A week later the minister calls back and says, ‘I have a job for your son, he will be a secretary in my ministry, he will earn 10,000 Euros a month and he can start next week. But the MP complains; ‘this is not what I wanted, I want to teach my son how to work hard.”
So a week later the minister calls the MP back.
“Okay I have another job for your son, he will be a secretary to the Minister of Defense, he will earn 5,000 Euros a month and start next week.”
But still the MP complains.
“That’s not what I wanted, don’t you have a job that earns 700 Euros a month and involves hard work?”
And the minister replies: “But that is impossible, you need qualifications for those jobs.”
Many Greek people, like Danai and her friends, feel they are now being punished for these sins of their politicians.
The other fear, the fear of losing control of Greece, can also be seen on the streets of Athens.

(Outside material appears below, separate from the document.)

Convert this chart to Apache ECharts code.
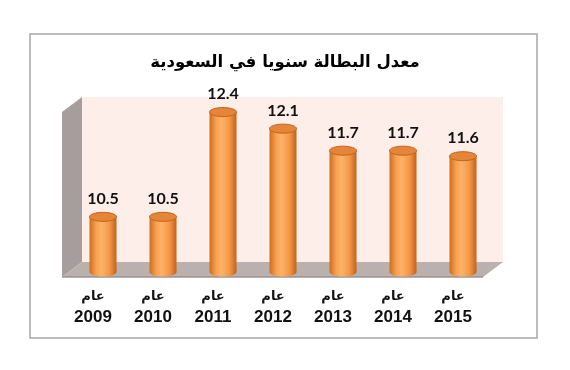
<!DOCTYPE html>
<html>
<head>
<meta charset="utf-8">
<script src="https://cdn.jsdelivr.net/npm/echarts@6/dist/echarts.min.js"></script>
<style>html,body{margin:0;padding:0;background:#fff;}#c{width:570px;height:370px;}</style>
</head>
<body>
<div id="c"></div>
<script>
const titleText = 'معدل البطالة سنويا في السعودية';
const yearPrefix = 'عام';
const years = ['2009', '2010', '2011', '2012', '2013', '2014', '2015'];
const rates = [10.5, 10.5, 12.4, 12.1, 11.7, 11.7, 11.6];
const yMin = 9.5, yMax = 13;

const chart = echarts.init(document.getElementById('c'), null, {renderer: 'canvas'});

const bodyGrad = new echarts.graphic.LinearGradient(0, 0, 1, 0, [
  {offset: 0, color: '#cf6d1f'},
  {offset: 0.25, color: '#f7a250'},
  {offset: 0.45, color: '#fcb26a'},
  {offset: 0.75, color: '#f39543'},
  {offset: 1, color: '#c3621a'}
]);

const option = {
  backgroundColor: '#ffffff',
  animation: false,
  title: {
    text: titleText,
    left: 'center',
    top: 49,
    textStyle: {fontFamily: 'DejaVu Sans', fontWeight: 'bold', fontSize: 16.5, color: '#000'}
  },
  grid: {left: 73, right: 77, top: 79, bottom: 98},
  xAxis: {
    type: 'category',
    data: years,
    axisLine: {show: false},
    axisTick: {show: false},
    axisLabel: {
      margin: 14,
      padding: [0, 20, 0, 0],
      formatter: v => '{a|' + yearPrefix + '}\n{b|' + v + '}',
      rich: {
        a: {fontFamily: 'DejaVu Sans', fontSize: 13, fontWeight: 'bold', color: '#111', lineHeight: 21, align: 'center'},
        b: {fontFamily: 'Liberation Sans', fontSize: 17, fontWeight: 'bold', color: '#111', lineHeight: 21, align: 'center'}
      }
    }
  },
  yAxis: {
    type: 'value', min: yMin, max: yMax,
    show: false, splitLine: {show: false}
  },
  graphic: [
    {type: 'rect', z: 0, shape: {x: 30, y: 34, width: 507, height: 304}, style: {fill: '#fff', stroke: '#a6a6a6', lineWidth: 1.5}},
    {type: 'rect', z: 1, shape: {x: 82, y: 97, width: 421, height: 165}, style: {fill: '#fdeee9'}},
    {type: 'polygon', z: 1, shape: {points: [[62, 112], [82, 97], [82, 262], [62, 277]]}, style: {fill: '#a69e9c'}},
    {type: 'polygon', z: 1, shape: {points: [[82, 262], [503, 262], [483, 277], [62, 277]]}, style: {fill: '#bab1ae'}},
    {type: 'line', z: 1, shape: {x1: 62, y1: 277, x2: 483, y2: 277}, style: {stroke: '#9c9391', lineWidth: 1.5}}
  ],
  series: [{
    type: 'custom',
    z: 5,
    data: rates.map((v, i) => [i, v]),
    renderItem: function (params, api) {
      const top = api.coord([api.value(0), api.value(1)]);
      const base = api.coord([api.value(0), yMin]);
      const w = api.size([1, 0])[0] * 0.45;
      const rx = w / 2, ry = 4.5;
      const cx = top[0];
      return {
        type: 'group',
        children: [
          {type: 'ellipse', shape: {cx: cx, cy: base[1], rx: rx, ry: ry}, style: {fill: bodyGrad}},
          {type: 'rect', shape: {x: cx - rx, y: top[1], width: w, height: base[1] - top[1]}, style: {fill: bodyGrad}},
          {type: 'ellipse', shape: {cx: cx, cy: top[1], rx: rx, ry: ry}, style: {fill: '#e4853a', stroke: '#c4641c', lineWidth: 1}},
          {type: 'text', style: {text: api.value(1).toFixed(1), x: cx, y: top[1] - 18, textAlign: 'center', textVerticalAlign: 'middle',
            font: 'bold 16px Lato', fill: '#111'}}
        ]
      };
    }
  }]
};
chart.setOption(option);
</script>
</body>
</html>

When we were talking about the reputation of Greek people for driving in a fairly crazy fashion and disobeying all road rules Danai told me for Greeks following rules can still be an issue.
“We were ruled by outside powers for so long I think for us we still really want freedom and not to follow any rules,” she explained.
And it is this attitude that more than anything is perhaps what is hurting Greece the most. It’s government did after all not follow the financial rules for a very long time and now its people are bristling at the idea of their country being told what to do.
“What is the worst-case scenerio that could eventuate from this crisis?” I asked Danai over a coffee (in Athens even mass protests haven’t closed the city’s cafes).
“For us to agree to these loans and for the poor and the middle class to get poorer and for the few rich people to get even richer and rule everything,” Danai replied.
“And the best-case scenario?”
“For the Greek courts to rule that these loans are unconstituional and for Greece to renegiotiate them,” Danai said.
And then her mother inturrupted.
“And for new laws to throw in jail all the politicians who create these deals and steal from the state.”
“And what do you think the most likely outcome will be?” I asked.
“We just don’t know, we don’t know,” Danai said.